La philosophie de Nietzsche est essentiellement une philosophie de polémique dont il est difficile de retirer des enseignements précis. Si Nietzsche n'était que philosophe, son enseignement ne serait que confusion et polémique et certains seraient fondés de le juger comme un semeur de désordre de l'esprit plus que comme un philosophe. Mais Nietzsche n'est pas que philosophe et c'est alors qu'il devient passionnant, voire essentiel parce qu'il est philosophe et qu'en plus il est bien d'autres choses.
La vie de Nietzsche, les épreuves qu'il a subies, jouent un rôle fondamental dans sa démarche intellectuelle. Promis à une gloire conformiste dans les années 1860 lorsqu'il était élève spirituel de Wagner et l'une des grandes promesses de l'université allemande, il se détacha insensiblement mais irrésistiblement de ce destin. Il abandonna son “plan de carrière”. II choisit la solitude, c'est-à-dire la marginalité, c'est-à-dire la dissidence de facto. En même temps, il était de plus en plus touché par ses maux chroniques, notamment des migraines épouvantables. Son oeuvre ressemble à des éclairs presque aveuglants à force d'être lumineux, nés de rares moments d'apaisement et d'une disposition intellectuelle totalement retrouvée.
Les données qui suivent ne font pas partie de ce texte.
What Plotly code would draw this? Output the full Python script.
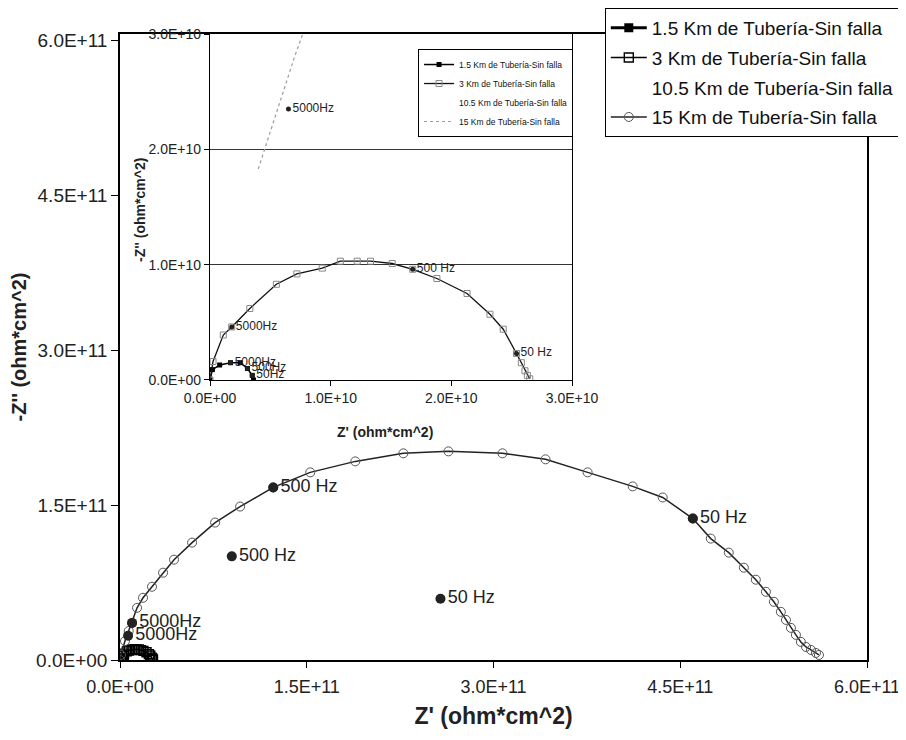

La vie de Nietzsche est un calvaire. A l'heure de sombrer dans la folie, fin 1888, il signait ses lettres “Le Crucifié”.
Parmi les destinataires de ses lettres justement, un homme qui nous intéresse, son ami Franz Overbeck qui fut souvent à ses côtés, qui l'aida, le soutint, qui vint à son secours lorsqu'il s'effondra à Turin à la fin de 1888. Overbeck est l'ami fidèle mais nullement l'ami aveugle. C'est à lui qu'on s'arrête, et à ses Souvenirs sur Frédéric Nietzsche. (1) Relus aujourd'hui, les Souvenirs d'Overbeck apparaissent très actuels, comme s'ils permettaient par avance d'ôter les «derniers masques» de Nietzsche dont se plaignent encore les intellectuels et chroniqueurs pseudo-nietzschéens. «Si l'on regarde en arrière ou si l'on considère les choses sous un angle historique, aucune des pensées qui sont apparues chez Nietzsche n'est totalement nouvelle ni inédite» nous dit Overbeck assez justement, bouclant si on l'en croit toutes les interrogations à propos de la philosophie nietzschéenne. Quant à la solitude de notre philosophe, Overbeck tord le cou à sa signification ontologique de façon aussi convaincante, pour lui assigner un rôle tactique et conscient : «Nietzsche lui-même était loin d'être aussi seul qu'il le pensait [NDLR : peut-être Overbeck, en écrivant cela, pense-t-il notamment à lui-même?] ; il ne fut pas véritablement un solitaire, mais il affectait la solitude ou s'y complaisait et voulait être un solitaire.» Overbeck semble réduire son ami Nietzsche si l'on se réfère à la vision conformiste qu'on en a. Peut-être en réalité le grandit-il en définissant sa réalité.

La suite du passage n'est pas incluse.